§ Stated problem: Give the data below again exactly as it stands. Omit the pictures.

§ Given information:
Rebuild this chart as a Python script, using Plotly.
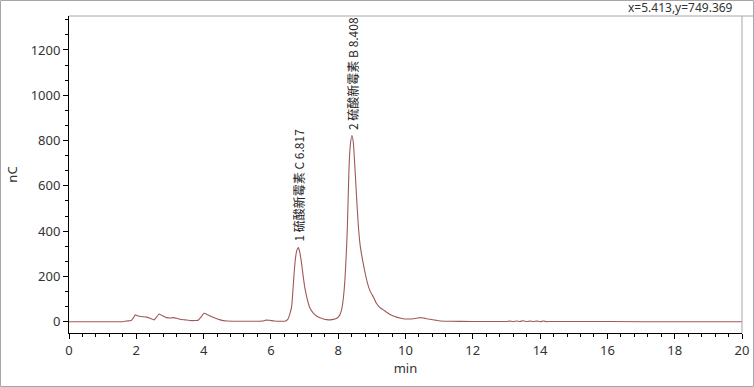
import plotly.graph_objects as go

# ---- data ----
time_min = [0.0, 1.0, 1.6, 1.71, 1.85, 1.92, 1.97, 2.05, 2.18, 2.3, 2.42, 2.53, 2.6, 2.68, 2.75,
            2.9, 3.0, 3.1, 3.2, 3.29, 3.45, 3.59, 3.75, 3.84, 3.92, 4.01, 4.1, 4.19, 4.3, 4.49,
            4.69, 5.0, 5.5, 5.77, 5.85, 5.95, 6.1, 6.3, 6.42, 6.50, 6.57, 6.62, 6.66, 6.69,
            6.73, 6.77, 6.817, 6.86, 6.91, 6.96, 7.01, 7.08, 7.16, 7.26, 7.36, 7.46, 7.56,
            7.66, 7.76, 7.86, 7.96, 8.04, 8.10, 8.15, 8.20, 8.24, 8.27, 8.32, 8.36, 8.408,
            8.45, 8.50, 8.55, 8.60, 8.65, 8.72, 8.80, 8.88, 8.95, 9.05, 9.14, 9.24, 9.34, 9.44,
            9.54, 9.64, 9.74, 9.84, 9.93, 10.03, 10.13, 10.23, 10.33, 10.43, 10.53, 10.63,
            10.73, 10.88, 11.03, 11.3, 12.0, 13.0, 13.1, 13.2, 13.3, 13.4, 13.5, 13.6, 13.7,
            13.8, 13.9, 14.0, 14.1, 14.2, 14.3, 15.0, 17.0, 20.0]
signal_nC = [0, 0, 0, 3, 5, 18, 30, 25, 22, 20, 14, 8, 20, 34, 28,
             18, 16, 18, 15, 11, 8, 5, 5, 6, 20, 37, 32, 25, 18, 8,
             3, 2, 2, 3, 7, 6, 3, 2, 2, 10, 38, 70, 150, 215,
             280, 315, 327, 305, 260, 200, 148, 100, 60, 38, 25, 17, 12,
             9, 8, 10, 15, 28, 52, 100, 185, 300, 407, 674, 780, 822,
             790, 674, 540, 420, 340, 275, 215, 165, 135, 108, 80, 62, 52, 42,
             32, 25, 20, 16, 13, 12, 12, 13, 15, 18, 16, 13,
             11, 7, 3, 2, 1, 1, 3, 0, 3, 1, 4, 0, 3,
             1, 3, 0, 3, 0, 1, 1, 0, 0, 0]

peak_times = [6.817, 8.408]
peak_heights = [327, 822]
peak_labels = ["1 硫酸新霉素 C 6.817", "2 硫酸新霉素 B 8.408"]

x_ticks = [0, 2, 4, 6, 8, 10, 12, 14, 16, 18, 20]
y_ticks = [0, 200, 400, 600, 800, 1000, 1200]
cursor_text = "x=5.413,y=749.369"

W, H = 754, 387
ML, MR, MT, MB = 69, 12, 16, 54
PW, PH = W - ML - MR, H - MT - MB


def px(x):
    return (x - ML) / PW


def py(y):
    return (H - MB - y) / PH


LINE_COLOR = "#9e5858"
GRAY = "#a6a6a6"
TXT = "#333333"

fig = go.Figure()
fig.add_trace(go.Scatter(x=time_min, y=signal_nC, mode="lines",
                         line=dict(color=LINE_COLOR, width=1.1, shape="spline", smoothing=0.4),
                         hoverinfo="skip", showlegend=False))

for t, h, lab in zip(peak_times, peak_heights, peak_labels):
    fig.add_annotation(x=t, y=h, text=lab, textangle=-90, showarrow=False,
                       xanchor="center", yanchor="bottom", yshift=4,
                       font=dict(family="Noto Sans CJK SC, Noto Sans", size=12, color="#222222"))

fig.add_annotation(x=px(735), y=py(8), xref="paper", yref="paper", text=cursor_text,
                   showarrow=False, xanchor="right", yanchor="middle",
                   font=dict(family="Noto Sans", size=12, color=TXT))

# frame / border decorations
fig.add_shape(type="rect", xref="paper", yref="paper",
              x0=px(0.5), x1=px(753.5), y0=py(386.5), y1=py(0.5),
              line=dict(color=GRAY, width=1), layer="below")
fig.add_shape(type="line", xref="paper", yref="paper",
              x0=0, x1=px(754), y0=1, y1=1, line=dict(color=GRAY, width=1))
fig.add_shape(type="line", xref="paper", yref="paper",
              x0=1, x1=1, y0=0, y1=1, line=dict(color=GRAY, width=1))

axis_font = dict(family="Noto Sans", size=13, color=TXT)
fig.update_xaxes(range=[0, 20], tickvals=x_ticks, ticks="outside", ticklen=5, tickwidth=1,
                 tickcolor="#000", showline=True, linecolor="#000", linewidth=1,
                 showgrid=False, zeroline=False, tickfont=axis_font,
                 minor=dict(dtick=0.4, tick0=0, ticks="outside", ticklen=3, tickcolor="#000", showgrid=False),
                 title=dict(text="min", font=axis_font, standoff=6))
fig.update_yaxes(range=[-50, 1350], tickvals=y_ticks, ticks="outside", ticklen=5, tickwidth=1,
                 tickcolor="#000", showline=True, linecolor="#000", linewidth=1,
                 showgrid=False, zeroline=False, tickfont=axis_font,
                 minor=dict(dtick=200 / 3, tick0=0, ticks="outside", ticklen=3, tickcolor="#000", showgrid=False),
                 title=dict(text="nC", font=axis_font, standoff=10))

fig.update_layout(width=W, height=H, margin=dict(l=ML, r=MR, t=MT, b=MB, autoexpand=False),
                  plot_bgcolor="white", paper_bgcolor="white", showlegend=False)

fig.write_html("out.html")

§ Full response:
Rebuild this chart as a Python script, using Plotly.
import plotly.graph_objects as go

# ---- data ----
time_min = [0.0, 1.0, 1.6, 1.71, 1.85, 1.92, 1.97, 2.05, 2.18, 2.3, 2.42, 2.53, 2.6, 2.68, 2.75,
            2.9, 3.0, 3.1, 3.2, 3.29, 3.45, 3.59, 3.75, 3.84, 3.92, 4.01, 4.1, 4.19, 4.3, 4.49,
            4.69, 5.0, 5.5, 5.77, 5.85, 5.95, 6.1, 6.3, 6.42, 6.50, 6.57, 6.62, 6.66, 6.69,
            6.73, 6.77, 6.817, 6.86, 6.91, 6.96, 7.01, 7.08, 7.16, 7.26, 7.36, 7.46, 7.56,
            7.66, 7.76, 7.86, 7.96, 8.04, 8.10, 8.15, 8.20, 8.24, 8.27, 8.32, 8.36, 8.408,
            8.45, 8.50, 8.55, 8.60, 8.65, 8.72, 8.80, 8.88, 8.95, 9.05, 9.14, 9.24, 9.34, 9.44,
            9.54, 9.64, 9.74, 9.84, 9.93, 10.03, 10.13, 10.23, 10.33, 10.43, 10.53, 10.63,
            10.73, 10.88, 11.03, 11.3, 12.0, 13.0, 13.1, 13.2, 13.3, 13.4, 13.5, 13.6, 13.7,
            13.8, 13.9, 14.0, 14.1, 14.2, 14.3, 15.0, 17.0, 20.0]
signal_nC = [0, 0, 0, 3, 5, 18, 30, 25, 22, 20, 14, 8, 20, 34, 28,
             18, 16, 18, 15, 11, 8, 5, 5, 6, 20, 37, 32, 25, 18, 8,
             3, 2, 2, 3, 7, 6, 3, 2, 2, 10, 38, 70, 150, 215,
             280, 315, 327, 305, 260, 200, 148, 100, 60, 38, 25, 17, 12,
             9, 8, 10, 15, 28, 52, 100, 185, 300, 407, 674, 780, 822,
             790, 674, 540, 420, 340, 275, 215, 165, 135, 108, 80, 62, 52, 42,
             32, 25, 20, 16, 13, 12, 12, 13, 15, 18, 16, 13,
             11, 7, 3, 2, 1, 1, 3, 0, 3, 1, 4, 0, 3,
             1, 3, 0, 3, 0, 1, 1, 0, 0, 0]

peak_times = [6.817, 8.408]
peak_heights = [327, 822]
peak_labels = ["1 硫酸新霉素 C 6.817", "2 硫酸新霉素 B 8.408"]

x_ticks = [0, 2, 4, 6, 8, 10, 12, 14, 16, 18, 20]
y_ticks = [0, 200, 400, 600, 800, 1000, 1200]
cursor_text = "x=5.413,y=749.369"

W, H = 754, 387
ML, MR, MT, MB = 69, 12, 16, 54
PW, PH = W - ML - MR, H - MT - MB


def px(x):
    return (x - ML) / PW


def py(y):
    return (H - MB - y) / PH


LINE_COLOR = "#9e5858"
GRAY = "#a6a6a6"
TXT = "#333333"

fig = go.Figure()
fig.add_trace(go.Scatter(x=time_min, y=signal_nC, mode="lines",
                         line=dict(color=LINE_COLOR, width=1.1, shape="spline", smoothing=0.4),
                         hoverinfo="skip", showlegend=False))

for t, h, lab in zip(peak_times, peak_heights, peak_labels):
    fig.add_annotation(x=t, y=h, text=lab, textangle=-90, showarrow=False,
                       xanchor="center", yanchor="bottom", yshift=4,
                       font=dict(family="Noto Sans CJK SC, Noto Sans", size=12, color="#222222"))

fig.add_annotation(x=px(735), y=py(8), xref="paper", yref="paper", text=cursor_text,
                   showarrow=False, xanchor="right", yanchor="middle",
                   font=dict(family="Noto Sans", size=12, color=TXT))

# frame / border decorations
fig.add_shape(type="rect", xref="paper", yref="paper",
              x0=px(0.5), x1=px(753.5), y0=py(386.5), y1=py(0.5),
              line=dict(color=GRAY, width=1), layer="below")
fig.add_shape(type="line", xref="paper", yref="paper",
              x0=0, x1=px(754), y0=1, y1=1, line=dict(color=GRAY, width=1))
fig.add_shape(type="line", xref="paper", yref="paper",
              x0=1, x1=1, y0=0, y1=1, line=dict(color=GRAY, width=1))

axis_font = dict(family="Noto Sans", size=13, color=TXT)
fig.update_xaxes(range=[0, 20], tickvals=x_ticks, ticks="outside", ticklen=5, tickwidth=1,
                 tickcolor="#000", showline=True, linecolor="#000", linewidth=1,
                 showgrid=False, zeroline=False, tickfont=axis_font,
                 minor=dict(dtick=0.4, tick0=0, ticks="outside", ticklen=3, tickcolor="#000", showgrid=False),
                 title=dict(text="min", font=axis_font, standoff=6))
fig.update_yaxes(range=[-50, 1350], tickvals=y_ticks, ticks="outside", ticklen=5, tickwidth=1,
                 tickcolor="#000", showline=True, linecolor="#000", linewidth=1,
                 showgrid=False, zeroline=False, tickfont=axis_font,
                 minor=dict(dtick=200 / 3, tick0=0, ticks="outside", ticklen=3, tickcolor="#000", showgrid=False),
                 title=dict(text="nC", font=axis_font, standoff=10))

fig.update_layout(width=W, height=H, margin=dict(l=ML, r=MR, t=MT, b=MB, autoexpand=False),
                  plot_bgcolor="white", paper_bgcolor="white", showlegend=False)

fig.write_html("out.html")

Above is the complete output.